Exercise brief:
Omit the images. Copy each entry word for word.

Task data:
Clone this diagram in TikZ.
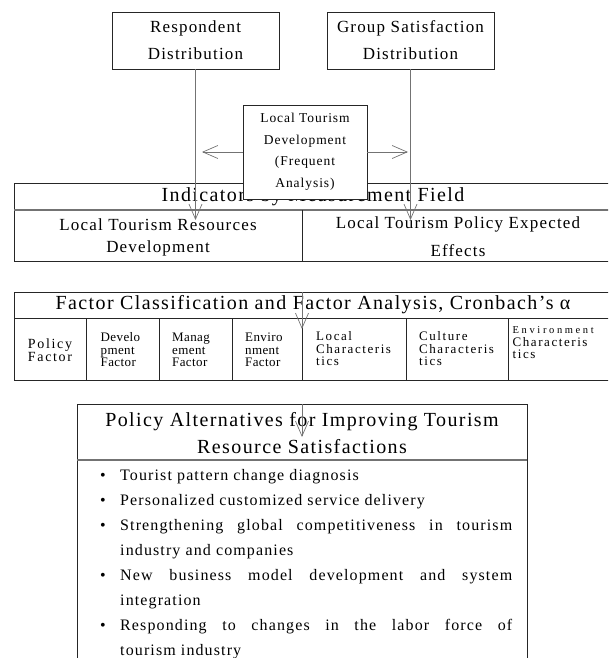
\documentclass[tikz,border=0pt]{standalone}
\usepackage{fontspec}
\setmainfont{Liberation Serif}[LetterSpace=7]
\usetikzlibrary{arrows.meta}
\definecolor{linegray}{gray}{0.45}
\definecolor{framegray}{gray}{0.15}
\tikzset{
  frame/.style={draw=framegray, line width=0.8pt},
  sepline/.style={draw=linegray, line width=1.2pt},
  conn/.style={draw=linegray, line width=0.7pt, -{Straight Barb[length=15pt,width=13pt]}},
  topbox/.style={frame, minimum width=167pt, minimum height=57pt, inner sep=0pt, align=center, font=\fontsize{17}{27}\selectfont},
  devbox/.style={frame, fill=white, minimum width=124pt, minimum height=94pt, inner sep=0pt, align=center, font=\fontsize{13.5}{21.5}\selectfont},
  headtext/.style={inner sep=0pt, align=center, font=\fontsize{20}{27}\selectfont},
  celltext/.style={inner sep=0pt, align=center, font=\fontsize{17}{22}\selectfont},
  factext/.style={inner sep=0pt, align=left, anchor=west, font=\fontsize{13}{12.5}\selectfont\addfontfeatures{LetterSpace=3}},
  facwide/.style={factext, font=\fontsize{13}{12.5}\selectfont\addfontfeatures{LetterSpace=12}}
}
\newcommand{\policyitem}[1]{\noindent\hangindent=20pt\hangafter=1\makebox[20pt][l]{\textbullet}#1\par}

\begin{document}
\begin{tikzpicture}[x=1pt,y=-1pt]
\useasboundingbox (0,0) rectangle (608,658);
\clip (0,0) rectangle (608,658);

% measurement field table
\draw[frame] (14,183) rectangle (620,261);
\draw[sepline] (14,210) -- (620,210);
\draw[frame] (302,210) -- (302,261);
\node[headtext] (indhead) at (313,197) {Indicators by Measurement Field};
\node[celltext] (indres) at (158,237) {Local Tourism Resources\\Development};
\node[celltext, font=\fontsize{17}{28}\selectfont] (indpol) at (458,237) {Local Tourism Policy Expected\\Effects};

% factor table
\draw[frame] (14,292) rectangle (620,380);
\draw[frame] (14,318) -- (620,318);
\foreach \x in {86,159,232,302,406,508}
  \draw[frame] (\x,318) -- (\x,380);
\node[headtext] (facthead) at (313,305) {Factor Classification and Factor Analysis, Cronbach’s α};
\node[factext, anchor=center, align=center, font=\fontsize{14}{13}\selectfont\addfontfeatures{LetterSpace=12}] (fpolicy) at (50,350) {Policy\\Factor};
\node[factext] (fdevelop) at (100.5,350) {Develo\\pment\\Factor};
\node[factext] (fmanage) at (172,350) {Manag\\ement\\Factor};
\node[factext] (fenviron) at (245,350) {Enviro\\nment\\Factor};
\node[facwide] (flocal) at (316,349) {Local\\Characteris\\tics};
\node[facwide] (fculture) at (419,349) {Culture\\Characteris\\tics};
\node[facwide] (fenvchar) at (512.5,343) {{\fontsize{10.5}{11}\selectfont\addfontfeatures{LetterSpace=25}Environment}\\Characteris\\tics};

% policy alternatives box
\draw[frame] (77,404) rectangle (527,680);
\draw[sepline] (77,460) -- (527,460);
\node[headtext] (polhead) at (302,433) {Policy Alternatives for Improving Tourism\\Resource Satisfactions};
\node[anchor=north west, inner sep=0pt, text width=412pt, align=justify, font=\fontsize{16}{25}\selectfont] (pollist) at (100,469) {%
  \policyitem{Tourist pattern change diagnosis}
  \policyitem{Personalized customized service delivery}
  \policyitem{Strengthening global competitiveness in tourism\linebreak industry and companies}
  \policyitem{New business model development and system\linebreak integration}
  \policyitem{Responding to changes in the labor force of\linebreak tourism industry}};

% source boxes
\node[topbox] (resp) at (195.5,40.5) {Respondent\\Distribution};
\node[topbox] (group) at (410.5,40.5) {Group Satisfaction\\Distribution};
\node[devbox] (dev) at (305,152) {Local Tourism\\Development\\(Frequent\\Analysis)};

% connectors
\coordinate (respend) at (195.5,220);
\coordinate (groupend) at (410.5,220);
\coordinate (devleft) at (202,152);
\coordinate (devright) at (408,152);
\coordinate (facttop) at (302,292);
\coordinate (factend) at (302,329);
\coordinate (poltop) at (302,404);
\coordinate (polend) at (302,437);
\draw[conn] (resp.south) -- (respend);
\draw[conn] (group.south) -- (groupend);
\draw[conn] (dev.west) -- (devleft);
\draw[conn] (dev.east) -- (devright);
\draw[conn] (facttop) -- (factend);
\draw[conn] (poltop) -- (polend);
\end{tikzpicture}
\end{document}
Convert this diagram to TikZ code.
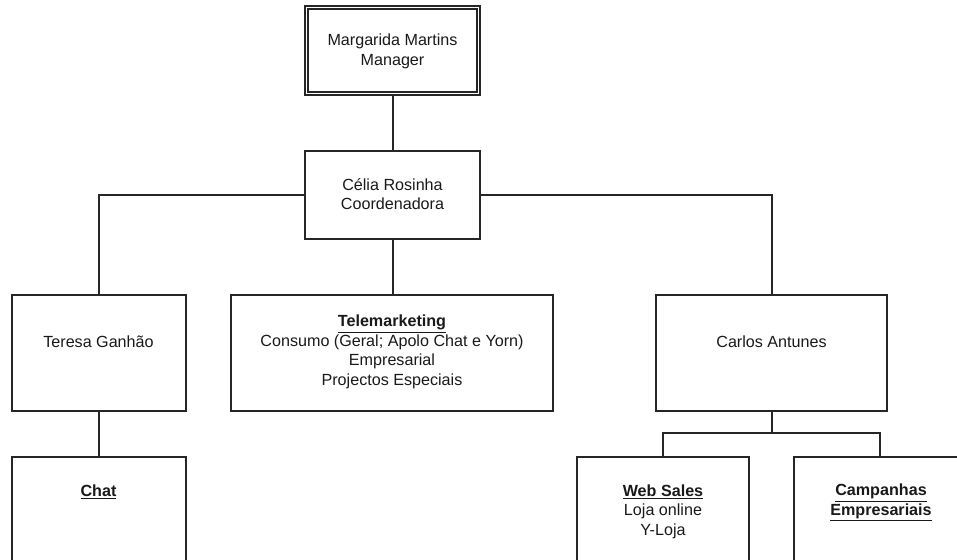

Solution to this problem:
Clone this diagram in TikZ.
\documentclass[tikz,border=0pt]{standalone}
\usepackage{fontspec}
\setmainfont{Liberation Serif}[LetterSpace=7]
\usetikzlibrary{arrows.meta}
\definecolor{linegray}{gray}{0.45}
\definecolor{framegray}{gray}{0.15}
\tikzset{
  frame/.style={draw=framegray, line width=0.8pt},
  sepline/.style={draw=linegray, line width=1.2pt},
  conn/.style={draw=linegray, line width=0.7pt, -{Straight Barb[length=15pt,width=13pt]}},
  topbox/.style={frame, minimum width=167pt, minimum height=57pt, inner sep=0pt, align=center, font=\fontsize{17}{27}\selectfont},
  devbox/.style={frame, fill=white, minimum width=124pt, minimum height=94pt, inner sep=0pt, align=center, font=\fontsize{13.5}{21.5}\selectfont},
  headtext/.style={inner sep=0pt, align=center, font=\fontsize{20}{27}\selectfont},
  celltext/.style={inner sep=0pt, align=center, font=\fontsize{17}{22}\selectfont},
  factext/.style={inner sep=0pt, align=left, anchor=west, font=\fontsize{13}{12.5}\selectfont\addfontfeatures{LetterSpace=3}},
  facwide/.style={factext, font=\fontsize{13}{12.5}\selectfont\addfontfeatures{LetterSpace=12}}
}
\newcommand{\policyitem}[1]{\noindent\hangindent=20pt\hangafter=1\makebox[20pt][l]{\textbullet}#1\par}

\begin{document}
\begin{tikzpicture}[x=1pt,y=-1pt]
\useasboundingbox (0,0) rectangle (608,658);
\clip (0,0) rectangle (608,658);

% measurement field table
\draw[frame] (14,183) rectangle (620,261);
\draw[sepline] (14,210) -- (620,210);
\draw[frame] (302,210) -- (302,261);
\node[headtext] (indhead) at (313,197) {Indicators by Measurement Field};
\node[celltext] (indres) at (158,237) {Local Tourism Resources\\Development};
\node[celltext, font=\fontsize{17}{28}\selectfont] (indpol) at (458,237) {Local Tourism Policy Expected\\Effects};

% factor table
\draw[frame] (14,292) rectangle (620,380);
\draw[frame] (14,318) -- (620,318);
\foreach \x in {86,159,232,302,406,508}
  \draw[frame] (\x,318) -- (\x,380);
\node[headtext] (facthead) at (313,305) {Factor Classification and Factor Analysis, Cronbach’s α};
\node[factext, anchor=center, align=center, font=\fontsize{14}{13}\selectfont\addfontfeatures{LetterSpace=12}] (fpolicy) at (50,350) {Policy\\Factor};
\node[factext] (fdevelop) at (100.5,350) {Develo\\pment\\Factor};
\node[factext] (fmanage) at (172,350) {Manag\\ement\\Factor};
\node[factext] (fenviron) at (245,350) {Enviro\\nment\\Factor};
\node[facwide] (flocal) at (316,349) {Local\\Characteris\\tics};
\node[facwide] (fculture) at (419,349) {Culture\\Characteris\\tics};
\node[facwide] (fenvchar) at (512.5,343) {{\fontsize{10.5}{11}\selectfont\addfontfeatures{LetterSpace=25}Environment}\\Characteris\\tics};

% policy alternatives box
\draw[frame] (77,404) rectangle (527,680);
\draw[sepline] (77,460) -- (527,460);
\node[headtext] (polhead) at (302,433) {Policy Alternatives for Improving Tourism\\Resource Satisfactions};
\node[anchor=north west, inner sep=0pt, text width=412pt, align=justify, font=\fontsize{16}{25}\selectfont] (pollist) at (100,469) {%
  \policyitem{Tourist pattern change diagnosis}
  \policyitem{Personalized customized service delivery}
  \policyitem{Strengthening global competitiveness in tourism\linebreak industry and companies}
  \policyitem{New business model development and system\linebreak integration}
  \policyitem{Responding to changes in the labor force of\linebreak tourism industry}};

% source boxes
\node[topbox] (resp) at (195.5,40.5) {Respondent\\Distribution};
\node[topbox] (group) at (410.5,40.5) {Group Satisfaction\\Distribution};
\node[devbox] (dev) at (305,152) {Local Tourism\\Development\\(Frequent\\Analysis)};

% connectors
\coordinate (respend) at (195.5,220);
\coordinate (groupend) at (410.5,220);
\coordinate (devleft) at (202,152);
\coordinate (devright) at (408,152);
\coordinate (facttop) at (302,292);
\coordinate (factend) at (302,329);
\coordinate (poltop) at (302,404);
\coordinate (polend) at (302,437);
\draw[conn] (resp.south) -- (respend);
\draw[conn] (group.south) -- (groupend);
\draw[conn] (dev.west) -- (devleft);
\draw[conn] (dev.east) -- (devright);
\draw[conn] (facttop) -- (factend);
\draw[conn] (poltop) -- (polend);
\end{tikzpicture}
\end{document}
Convert this diagram to TikZ code.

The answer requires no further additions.